* **Exercise instructions**: Reproduce the top of the data verbatim, through and including the line that contains "1.3, 0.2, 0.0, 0.3, 0.4]".

+---+

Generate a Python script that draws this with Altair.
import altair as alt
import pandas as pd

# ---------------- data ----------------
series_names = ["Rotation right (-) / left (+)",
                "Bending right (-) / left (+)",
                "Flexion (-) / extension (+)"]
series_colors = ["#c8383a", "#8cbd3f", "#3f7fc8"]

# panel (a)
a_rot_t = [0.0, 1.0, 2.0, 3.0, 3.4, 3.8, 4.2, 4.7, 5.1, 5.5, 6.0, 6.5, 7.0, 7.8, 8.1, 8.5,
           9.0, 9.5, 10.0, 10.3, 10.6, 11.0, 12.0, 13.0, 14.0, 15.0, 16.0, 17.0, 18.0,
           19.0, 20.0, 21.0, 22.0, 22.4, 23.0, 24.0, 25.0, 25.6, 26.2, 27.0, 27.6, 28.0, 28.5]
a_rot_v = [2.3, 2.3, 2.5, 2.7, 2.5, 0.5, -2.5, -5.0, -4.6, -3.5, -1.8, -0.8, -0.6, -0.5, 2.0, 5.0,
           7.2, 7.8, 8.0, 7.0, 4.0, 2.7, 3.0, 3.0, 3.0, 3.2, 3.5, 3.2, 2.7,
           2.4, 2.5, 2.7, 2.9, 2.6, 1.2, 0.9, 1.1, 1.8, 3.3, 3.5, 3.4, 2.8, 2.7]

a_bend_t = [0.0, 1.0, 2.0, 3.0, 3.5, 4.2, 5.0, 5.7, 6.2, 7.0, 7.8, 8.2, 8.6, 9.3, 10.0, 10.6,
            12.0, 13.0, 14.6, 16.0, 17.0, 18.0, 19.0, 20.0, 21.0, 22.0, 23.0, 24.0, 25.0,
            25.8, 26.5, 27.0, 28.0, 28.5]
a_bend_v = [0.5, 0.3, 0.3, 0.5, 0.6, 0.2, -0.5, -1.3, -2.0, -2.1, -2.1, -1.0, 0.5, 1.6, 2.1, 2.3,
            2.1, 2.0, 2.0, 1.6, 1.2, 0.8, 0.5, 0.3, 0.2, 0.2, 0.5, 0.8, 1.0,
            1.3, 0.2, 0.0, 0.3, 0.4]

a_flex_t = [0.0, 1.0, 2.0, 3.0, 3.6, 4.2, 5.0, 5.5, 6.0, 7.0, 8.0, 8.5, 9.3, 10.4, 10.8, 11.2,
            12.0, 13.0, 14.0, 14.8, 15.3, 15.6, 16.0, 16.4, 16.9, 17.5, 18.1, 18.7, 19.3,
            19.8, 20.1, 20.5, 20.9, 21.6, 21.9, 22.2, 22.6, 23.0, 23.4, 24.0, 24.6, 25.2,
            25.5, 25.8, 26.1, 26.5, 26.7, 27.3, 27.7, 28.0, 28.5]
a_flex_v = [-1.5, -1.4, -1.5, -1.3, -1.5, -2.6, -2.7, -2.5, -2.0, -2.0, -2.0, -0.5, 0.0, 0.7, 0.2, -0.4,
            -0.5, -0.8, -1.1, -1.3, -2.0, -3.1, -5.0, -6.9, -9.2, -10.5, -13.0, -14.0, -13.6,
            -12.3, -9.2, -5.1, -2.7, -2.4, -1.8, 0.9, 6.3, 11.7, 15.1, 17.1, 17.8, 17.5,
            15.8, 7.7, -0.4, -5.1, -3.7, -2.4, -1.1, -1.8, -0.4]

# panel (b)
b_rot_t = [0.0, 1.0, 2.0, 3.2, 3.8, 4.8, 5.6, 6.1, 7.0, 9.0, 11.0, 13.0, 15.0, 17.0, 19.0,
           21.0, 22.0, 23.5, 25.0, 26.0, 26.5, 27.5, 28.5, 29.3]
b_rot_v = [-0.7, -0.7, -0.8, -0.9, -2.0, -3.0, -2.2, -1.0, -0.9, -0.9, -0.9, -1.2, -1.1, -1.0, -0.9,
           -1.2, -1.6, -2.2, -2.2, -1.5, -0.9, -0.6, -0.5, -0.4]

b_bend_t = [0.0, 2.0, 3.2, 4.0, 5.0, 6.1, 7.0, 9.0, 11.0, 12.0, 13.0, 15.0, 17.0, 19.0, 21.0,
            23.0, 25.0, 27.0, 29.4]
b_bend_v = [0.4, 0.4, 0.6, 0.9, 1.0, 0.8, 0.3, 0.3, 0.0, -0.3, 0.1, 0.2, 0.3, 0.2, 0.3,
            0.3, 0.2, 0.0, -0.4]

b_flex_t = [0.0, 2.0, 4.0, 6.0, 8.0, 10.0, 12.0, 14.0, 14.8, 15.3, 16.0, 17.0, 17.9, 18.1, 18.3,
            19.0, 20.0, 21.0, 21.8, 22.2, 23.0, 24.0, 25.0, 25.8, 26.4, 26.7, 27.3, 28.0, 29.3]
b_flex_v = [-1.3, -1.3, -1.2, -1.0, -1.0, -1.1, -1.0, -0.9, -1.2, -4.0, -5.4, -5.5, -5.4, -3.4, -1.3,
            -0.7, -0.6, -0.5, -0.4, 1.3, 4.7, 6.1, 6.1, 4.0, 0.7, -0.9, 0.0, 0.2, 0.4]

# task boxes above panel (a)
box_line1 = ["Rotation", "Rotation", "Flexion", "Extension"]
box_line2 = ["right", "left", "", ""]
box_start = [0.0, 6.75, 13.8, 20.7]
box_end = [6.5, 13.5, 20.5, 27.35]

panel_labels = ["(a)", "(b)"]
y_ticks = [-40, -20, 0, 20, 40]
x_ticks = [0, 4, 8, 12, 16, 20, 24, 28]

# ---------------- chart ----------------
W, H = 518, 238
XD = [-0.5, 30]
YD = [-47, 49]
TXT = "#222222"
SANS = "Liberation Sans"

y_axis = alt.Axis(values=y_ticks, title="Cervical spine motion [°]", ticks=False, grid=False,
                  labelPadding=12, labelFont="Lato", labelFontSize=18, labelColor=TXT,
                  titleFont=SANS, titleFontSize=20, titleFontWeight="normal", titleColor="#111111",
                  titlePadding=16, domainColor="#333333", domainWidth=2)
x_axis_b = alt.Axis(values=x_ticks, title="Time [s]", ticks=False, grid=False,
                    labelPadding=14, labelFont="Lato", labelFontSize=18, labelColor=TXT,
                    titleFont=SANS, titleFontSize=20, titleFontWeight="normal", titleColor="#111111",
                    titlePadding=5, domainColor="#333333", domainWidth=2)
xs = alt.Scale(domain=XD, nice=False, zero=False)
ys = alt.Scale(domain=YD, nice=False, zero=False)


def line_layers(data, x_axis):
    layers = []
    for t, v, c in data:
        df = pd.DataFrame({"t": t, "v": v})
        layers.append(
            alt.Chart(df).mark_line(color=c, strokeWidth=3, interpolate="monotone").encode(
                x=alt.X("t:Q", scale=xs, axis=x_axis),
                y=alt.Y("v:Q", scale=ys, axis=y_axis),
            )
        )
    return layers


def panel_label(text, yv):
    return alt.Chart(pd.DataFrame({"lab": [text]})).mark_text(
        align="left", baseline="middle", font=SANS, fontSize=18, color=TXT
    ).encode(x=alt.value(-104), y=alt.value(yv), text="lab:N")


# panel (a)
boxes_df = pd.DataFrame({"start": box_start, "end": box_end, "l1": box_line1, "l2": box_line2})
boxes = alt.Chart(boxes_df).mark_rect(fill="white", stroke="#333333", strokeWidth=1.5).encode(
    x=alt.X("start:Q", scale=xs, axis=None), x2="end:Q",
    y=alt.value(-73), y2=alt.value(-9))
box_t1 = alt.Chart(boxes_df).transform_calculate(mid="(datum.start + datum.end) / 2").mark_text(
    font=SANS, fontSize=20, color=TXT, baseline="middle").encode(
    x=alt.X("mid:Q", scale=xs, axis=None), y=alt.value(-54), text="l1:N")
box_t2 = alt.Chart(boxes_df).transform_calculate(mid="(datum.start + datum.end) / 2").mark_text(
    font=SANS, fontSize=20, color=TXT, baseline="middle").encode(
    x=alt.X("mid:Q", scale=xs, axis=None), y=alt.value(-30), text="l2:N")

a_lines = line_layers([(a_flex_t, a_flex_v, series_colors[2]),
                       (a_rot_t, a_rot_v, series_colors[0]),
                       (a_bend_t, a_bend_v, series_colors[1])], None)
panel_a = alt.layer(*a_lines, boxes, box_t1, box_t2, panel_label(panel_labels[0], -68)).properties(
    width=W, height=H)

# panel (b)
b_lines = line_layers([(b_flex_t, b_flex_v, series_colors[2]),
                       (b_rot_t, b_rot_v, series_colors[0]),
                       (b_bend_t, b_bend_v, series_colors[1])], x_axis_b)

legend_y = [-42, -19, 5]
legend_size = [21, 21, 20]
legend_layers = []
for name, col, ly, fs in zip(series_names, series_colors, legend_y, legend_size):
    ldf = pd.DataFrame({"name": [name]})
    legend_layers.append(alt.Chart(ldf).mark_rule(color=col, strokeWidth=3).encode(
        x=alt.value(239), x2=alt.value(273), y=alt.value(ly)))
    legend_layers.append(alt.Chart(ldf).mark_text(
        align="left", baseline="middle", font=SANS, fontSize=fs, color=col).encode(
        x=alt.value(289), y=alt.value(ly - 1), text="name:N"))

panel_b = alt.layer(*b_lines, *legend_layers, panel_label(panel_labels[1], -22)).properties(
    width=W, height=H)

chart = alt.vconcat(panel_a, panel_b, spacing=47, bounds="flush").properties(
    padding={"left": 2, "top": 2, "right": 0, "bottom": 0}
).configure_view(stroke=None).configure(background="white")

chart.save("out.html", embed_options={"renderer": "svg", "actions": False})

+---+

* **Task response**:
Generate a Python script that draws this with Altair.
import altair as alt
import pandas as pd

# ---------------- data ----------------
series_names = ["Rotation right (-) / left (+)",
                "Bending right (-) / left (+)",
                "Flexion (-) / extension (+)"]
series_colors = ["#c8383a", "#8cbd3f", "#3f7fc8"]

# panel (a)
a_rot_t = [0.0, 1.0, 2.0, 3.0, 3.4, 3.8, 4.2, 4.7, 5.1, 5.5, 6.0, 6.5, 7.0, 7.8, 8.1, 8.5,
           9.0, 9.5, 10.0, 10.3, 10.6, 11.0, 12.0, 13.0, 14.0, 15.0, 16.0, 17.0, 18.0,
           19.0, 20.0, 21.0, 22.0, 22.4, 23.0, 24.0, 25.0, 25.6, 26.2, 27.0, 27.6, 28.0, 28.5]
a_rot_v = [2.3, 2.3, 2.5, 2.7, 2.5, 0.5, -2.5, -5.0, -4.6, -3.5, -1.8, -0.8, -0.6, -0.5, 2.0, 5.0,
           7.2, 7.8, 8.0, 7.0, 4.0, 2.7, 3.0, 3.0, 3.0, 3.2, 3.5, 3.2, 2.7,
           2.4, 2.5, 2.7, 2.9, 2.6, 1.2, 0.9, 1.1, 1.8, 3.3, 3.5, 3.4, 2.8, 2.7]

a_bend_t = [0.0, 1.0, 2.0, 3.0, 3.5, 4.2, 5.0, 5.7, 6.2, 7.0, 7.8, 8.2, 8.6, 9.3, 10.0, 10.6,
            12.0, 13.0, 14.6, 16.0, 17.0, 18.0, 19.0, 20.0, 21.0, 22.0, 23.0, 24.0, 25.0,
            25.8, 26.5, 27.0, 28.0, 28.5]
a_bend_v = [0.5, 0.3, 0.3, 0.5, 0.6, 0.2, -0.5, -1.3, -2.0, -2.1, -2.1, -1.0, 0.5, 1.6, 2.1, 2.3,
            2.1, 2.0, 2.0, 1.6, 1.2, 0.8, 0.5, 0.3, 0.2, 0.2, 0.5, 0.8, 1.0,
            1.3, 0.2, 0.0, 0.3, 0.4]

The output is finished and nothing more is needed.